REQUIRED WORK: Reproduce the data exactly and drop any pictures it holds.

Start of SOURCE DATA

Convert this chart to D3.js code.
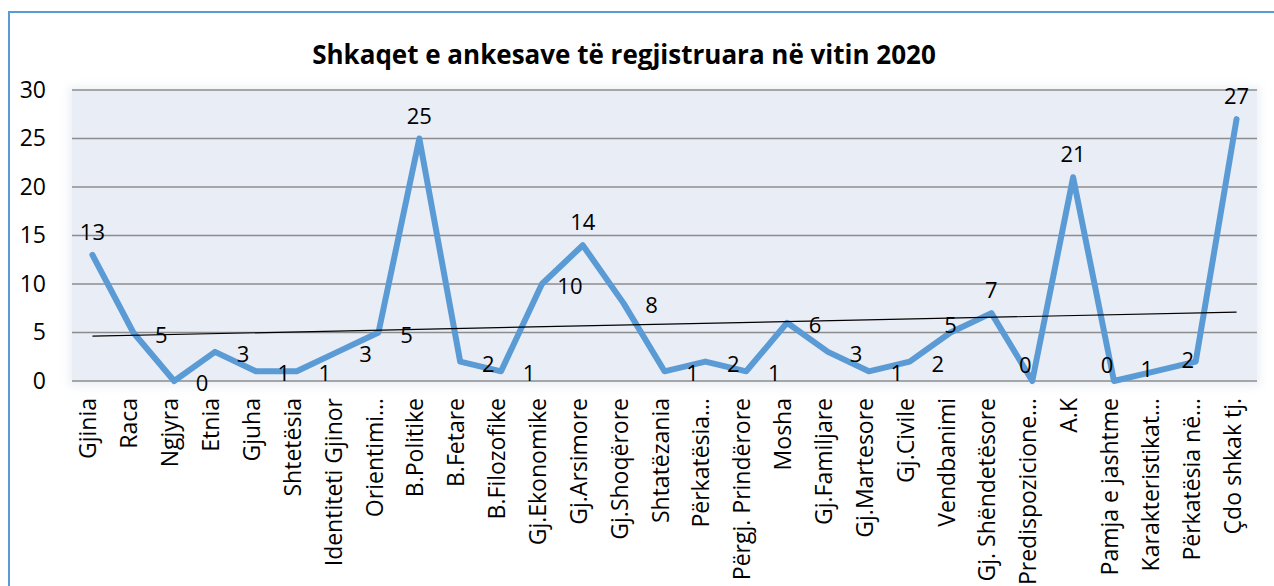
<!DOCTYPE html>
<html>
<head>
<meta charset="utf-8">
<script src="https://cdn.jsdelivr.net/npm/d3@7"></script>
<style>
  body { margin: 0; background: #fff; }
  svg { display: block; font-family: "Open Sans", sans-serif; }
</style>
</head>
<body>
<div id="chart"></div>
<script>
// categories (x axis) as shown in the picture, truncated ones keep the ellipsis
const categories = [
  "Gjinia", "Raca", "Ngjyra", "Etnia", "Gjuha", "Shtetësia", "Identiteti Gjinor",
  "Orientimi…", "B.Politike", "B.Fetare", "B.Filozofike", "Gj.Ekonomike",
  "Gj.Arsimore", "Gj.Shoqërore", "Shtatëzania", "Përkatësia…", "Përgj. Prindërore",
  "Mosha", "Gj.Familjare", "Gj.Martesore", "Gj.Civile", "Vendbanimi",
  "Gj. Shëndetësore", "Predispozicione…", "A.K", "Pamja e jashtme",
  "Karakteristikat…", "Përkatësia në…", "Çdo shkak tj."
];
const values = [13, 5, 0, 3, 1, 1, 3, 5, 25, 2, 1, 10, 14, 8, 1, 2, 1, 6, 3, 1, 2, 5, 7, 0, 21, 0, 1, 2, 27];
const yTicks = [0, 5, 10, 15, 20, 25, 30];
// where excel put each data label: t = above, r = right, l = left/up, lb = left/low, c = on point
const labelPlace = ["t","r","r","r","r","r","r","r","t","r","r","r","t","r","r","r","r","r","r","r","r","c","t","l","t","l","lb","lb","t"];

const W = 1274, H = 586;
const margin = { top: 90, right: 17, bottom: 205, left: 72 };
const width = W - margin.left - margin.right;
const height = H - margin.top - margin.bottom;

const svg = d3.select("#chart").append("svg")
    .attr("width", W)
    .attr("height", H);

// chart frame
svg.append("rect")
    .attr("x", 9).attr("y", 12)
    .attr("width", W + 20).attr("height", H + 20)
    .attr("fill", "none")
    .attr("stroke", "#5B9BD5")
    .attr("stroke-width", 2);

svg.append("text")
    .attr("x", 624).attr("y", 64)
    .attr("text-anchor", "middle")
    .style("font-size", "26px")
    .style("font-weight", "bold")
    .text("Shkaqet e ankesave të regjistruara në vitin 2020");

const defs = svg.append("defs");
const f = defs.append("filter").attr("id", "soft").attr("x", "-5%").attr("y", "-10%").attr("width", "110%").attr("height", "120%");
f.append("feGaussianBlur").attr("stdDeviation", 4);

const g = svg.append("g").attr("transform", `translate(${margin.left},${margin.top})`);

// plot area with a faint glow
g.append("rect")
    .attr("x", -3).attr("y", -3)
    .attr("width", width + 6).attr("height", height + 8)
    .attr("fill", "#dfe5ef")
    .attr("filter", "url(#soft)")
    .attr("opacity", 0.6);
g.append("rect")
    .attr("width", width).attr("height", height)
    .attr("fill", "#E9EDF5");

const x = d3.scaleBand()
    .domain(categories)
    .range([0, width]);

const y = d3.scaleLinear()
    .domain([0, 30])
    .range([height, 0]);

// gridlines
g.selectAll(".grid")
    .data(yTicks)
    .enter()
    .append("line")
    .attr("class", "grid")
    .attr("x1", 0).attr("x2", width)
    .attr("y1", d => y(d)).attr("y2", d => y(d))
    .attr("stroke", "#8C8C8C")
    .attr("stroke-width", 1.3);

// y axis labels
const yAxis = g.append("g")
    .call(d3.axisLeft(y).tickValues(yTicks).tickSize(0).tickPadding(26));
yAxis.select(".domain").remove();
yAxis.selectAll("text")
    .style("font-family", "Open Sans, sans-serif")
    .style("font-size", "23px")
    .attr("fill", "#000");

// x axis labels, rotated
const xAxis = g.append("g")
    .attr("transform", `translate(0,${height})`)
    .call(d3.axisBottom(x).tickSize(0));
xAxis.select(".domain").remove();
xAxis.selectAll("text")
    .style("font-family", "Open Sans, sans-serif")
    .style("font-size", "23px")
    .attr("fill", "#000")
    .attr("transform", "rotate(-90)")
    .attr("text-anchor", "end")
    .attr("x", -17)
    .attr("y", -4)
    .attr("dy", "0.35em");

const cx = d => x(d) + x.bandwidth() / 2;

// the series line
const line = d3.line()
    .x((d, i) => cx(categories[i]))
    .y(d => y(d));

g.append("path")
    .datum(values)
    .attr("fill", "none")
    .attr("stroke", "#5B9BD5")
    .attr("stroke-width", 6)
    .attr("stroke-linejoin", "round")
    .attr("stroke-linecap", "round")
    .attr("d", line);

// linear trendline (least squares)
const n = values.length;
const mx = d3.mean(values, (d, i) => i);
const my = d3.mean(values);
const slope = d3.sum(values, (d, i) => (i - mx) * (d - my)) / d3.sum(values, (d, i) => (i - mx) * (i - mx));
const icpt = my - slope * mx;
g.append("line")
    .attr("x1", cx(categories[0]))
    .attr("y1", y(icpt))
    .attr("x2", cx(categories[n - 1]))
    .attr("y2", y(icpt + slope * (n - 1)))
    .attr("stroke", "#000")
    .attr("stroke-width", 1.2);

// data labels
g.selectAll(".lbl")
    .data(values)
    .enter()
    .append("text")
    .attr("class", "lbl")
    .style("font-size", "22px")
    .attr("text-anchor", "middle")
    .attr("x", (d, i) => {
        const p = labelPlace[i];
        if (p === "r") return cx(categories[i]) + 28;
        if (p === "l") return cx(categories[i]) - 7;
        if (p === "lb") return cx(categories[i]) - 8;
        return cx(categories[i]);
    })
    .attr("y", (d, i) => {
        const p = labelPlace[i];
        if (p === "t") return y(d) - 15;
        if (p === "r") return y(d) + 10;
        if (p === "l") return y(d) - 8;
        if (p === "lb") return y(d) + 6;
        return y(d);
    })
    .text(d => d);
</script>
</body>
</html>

End of SOURCE DATA

FINISHED TASK:
Convert this chart to D3.js code.
<!DOCTYPE html>
<html>
<head>
<meta charset="utf-8">
<script src="https://cdn.jsdelivr.net/npm/d3@7"></script>
<style>
  body { margin: 0; background: #fff; }
  svg { display: block; font-family: "Open Sans", sans-serif; }
</style>
</head>
<body>
<div id="chart"></div>
<script>
// categories (x axis) as shown in the picture, truncated ones keep the ellipsis
const categories = [
  "Gjinia", "Raca", "Ngjyra", "Etnia", "Gjuha", "Shtetësia", "Identiteti Gjinor",
  "Orientimi…", "B.Politike", "B.Fetare", "B.Filozofike", "Gj.Ekonomike",
  "Gj.Arsimore", "Gj.Shoqërore", "Shtatëzania", "Përkatësia…", "Përgj. Prindërore",
  "Mosha", "Gj.Familjare", "Gj.Martesore", "Gj.Civile", "Vendbanimi",
  "Gj. Shëndetësore", "Predispozicione…", "A.K", "Pamja e jashtme",
  "Karakteristikat…", "Përkatësia në…", "Çdo shkak tj."
];
const values = [13, 5, 0, 3, 1, 1, 3, 5, 25, 2, 1, 10, 14, 8, 1, 2, 1, 6, 3, 1, 2, 5, 7, 0, 21, 0, 1, 2, 27];
const yTicks = [0, 5, 10, 15, 20, 25, 30];
// where excel put each data label: t = above, r = right, l = left/up, lb = left/low, c = on point
const labelPlace = ["t","r","r","r","r","r","r","r","t","r","r","r","t","r","r","r","r","r","r","r","r","c","t","l","t","l","lb","lb","t"];

const W = 1274, H = 586;
const margin = { top: 90, right: 17, bottom: 205, left: 72 };
const width = W - margin.left - margin.right;
const height = H - margin.top - margin.bottom;

const svg = d3.select("#chart").append("svg")
    .attr("width", W)
    .attr("height", H);

// chart frame
svg.append("rect")
    .attr("x", 9).attr("y", 12)
    .attr("width", W + 20).attr("height", H + 20)
    .attr("fill", "none")
    .attr("stroke", "#5B9BD5")
    .attr("stroke-width", 2);

svg.append("text")
    .attr("x", 624).attr("y", 64)
    .attr("text-anchor", "middle")
    .style("font-size", "26px")
    .style("font-weight", "bold")
    .text("Shkaqet e ankesave të regjistruara në vitin 2020");

const defs = svg.append("defs");
const f = defs.append("filter").attr("id", "soft").attr("x", "-5%").attr("y", "-10%").attr("width", "110%").attr("height", "120%");
f.append("feGaussianBlur").attr("stdDeviation", 4);

const g = svg.append("g").attr("transform", `translate(${margin.left},${margin.top})`);

// plot area with a faint glow
g.append("rect")
    .attr("x", -3).attr("y", -3)
    .attr("width", width + 6).attr("height", height + 8)
    .attr("fill", "#dfe5ef")
    .attr("filter", "url(#soft)")
    .attr("opacity", 0.6);
g.append("rect")
    .attr("width", width).attr("height", height)
    .attr("fill", "#E9EDF5");

const x = d3.scaleBand()
    .domain(categories)
    .range([0, width]);

const y = d3.scaleLinear()
    .domain([0, 30])
    .range([height, 0]);

// gridlines
g.selectAll(".grid")
    .data(yTicks)
    .enter()
    .append("line")
    .attr("class", "grid")
    .attr("x1", 0).attr("x2", width)
    .attr("y1", d => y(d)).attr("y2", d => y(d))
    .attr("stroke", "#8C8C8C")
    .attr("stroke-width", 1.3);

// y axis labels
const yAxis = g.append("g")
    .call(d3.axisLeft(y).tickValues(yTicks).tickSize(0).tickPadding(26));
yAxis.select(".domain").remove();
yAxis.selectAll("text")
    .style("font-family", "Open Sans, sans-serif")
    .style("font-size", "23px")
    .attr("fill", "#000");

// x axis labels, rotated
const xAxis = g.append("g")
    .attr("transform", `translate(0,${height})`)
    .call(d3.axisBottom(x).tickSize(0));
xAxis.select(".domain").remove();
xAxis.selectAll("text")
    .style("font-family", "Open Sans, sans-serif")
    .style("font-size", "23px")
    .attr("fill", "#000")
    .attr("transform", "rotate(-90)")
    .attr("text-anchor", "end")
    .attr("x", -17)
    .attr("y", -4)
    .attr("dy", "0.35em");

const cx = d => x(d) + x.bandwidth() / 2;

// the series line
const line = d3.line()
    .x((d, i) => cx(categories[i]))
    .y(d => y(d));

g.append("path")
    .datum(values)
    .attr("fill", "none")
    .attr("stroke", "#5B9BD5")
    .attr("stroke-width", 6)
    .attr("stroke-linejoin", "round")
    .attr("stroke-linecap", "round")
    .attr("d", line);

// linear trendline (least squares)
const n = values.length;
const mx = d3.mean(values, (d, i) => i);
const my = d3.mean(values);
const slope = d3.sum(values, (d, i) => (i - mx) * (d - my)) / d3.sum(values, (d, i) => (i - mx) * (i - mx));
const icpt = my - slope * mx;
g.append("line")
    .attr("x1", cx(categories[0]))
    .attr("y1", y(icpt))
    .attr("x2", cx(categories[n - 1]))
    .attr("y2", y(icpt + slope * (n - 1)))
    .attr("stroke", "#000")
    .attr("stroke-width", 1.2);

// data labels
g.selectAll(".lbl")
    .data(values)
    .enter()
    .append("text")
    .attr("class", "lbl")
    .style("font-size", "22px")
    .attr("text-anchor", "middle")
    .attr("x", (d, i) => {
        const p = labelPlace[i];
        if (p === "r") return cx(categories[i]) + 28;
        if (p === "l") return cx(categories[i]) - 7;
        if (p === "lb") return cx(categories[i]) - 8;
        return cx(categories[i]);
    })
    .attr("y", (d, i) => {
        const p = labelPlace[i];
        if (p === "t") return y(d) - 15;
        if (p === "r") return y(d) + 10;
        if (p === "l") return y(d) - 8;
        if (p === "lb") return y(d) + 6;
        return y(d);
    })
    .text(d => d);
</script>
</body>
</html>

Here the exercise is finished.